On Wednesday, MLB announced that umpire Jen Pawol is set to get her first major league start behind the dish as part of the umpiring crew for the Braves' weekend series against the Marlins. It will make her the first female umpire to ever call a major league game, nearly 150 years after the National League was founded.
Pawol got her start in Rookie ball in 2016 and in 2023 became the first female umpire to reach Triple-A in 34 years (she's only the seventh professional female umpire in baseball history). Last year, she became the first female umpire to work at spring training game in 17 years, when she posted up along the third base line during an Astros-Nationals matchup. She also called last year's Triple-A championship game between the Norfolk Tides and Oklahoma City Dodgers.

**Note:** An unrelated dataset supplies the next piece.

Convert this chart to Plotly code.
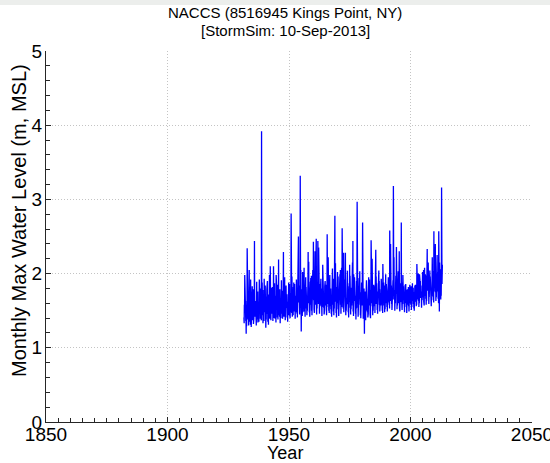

With all of those credentials laid out, which make it clear that Pawol is more than qualified to call one of Saturday's games, surely everyone will recognize that getting to this point is a long- and well-deserved accomplishment based on merit, right? Right?
If you're feeling up for a rage scroll, maybe treat yourself to the replies on MiLB's initial post announcing the news.
Jen Pawol gets the call!
— Minor League Baseball (@MiLB) August 6, 2025
This weekend, the Minor League ump will become the first woman to umpire in a regular season MLB game: https://t.co/XyJv3Fx1Kf pic.twitter.com/5mLakGdHH7
Jen Pawol set to make history as MLB's first female umpire during Marlins-Braves series finale
Umpires are already not well-loved by baseball fans for many valid reasons, but one has to imagine that it's been even tougher for Pawol, one of the only women to do this professionally in a setting that is and will always be dominated by men. This is not a criticism; it's an inherent fact of the game.
If male umpires are already vulnerable to vitriol from players, managers, and fans alike, Pawol is vulnerable to it tenfold because she's a woman.
There's no reason not to criticize Pawol if she makes a bad call — that comes with the territory, and something any person who chooses umpiring as their profession knows they're liable to receiving, regardless of gender — but she is decidedly not any worse (or better, for that matter) at her job because she's a woman.
Hopefully, Braves fans will take Pawol's start behind the dish for what it is: historical. A landmark for women in baseball. She's a veteran in the sport and as qualified as any of her colleagues on this weekend's umpiring crew. She might not call a perfect game — and shouldn't be expected to — but we should hope that she does, because it'll just be good for the game.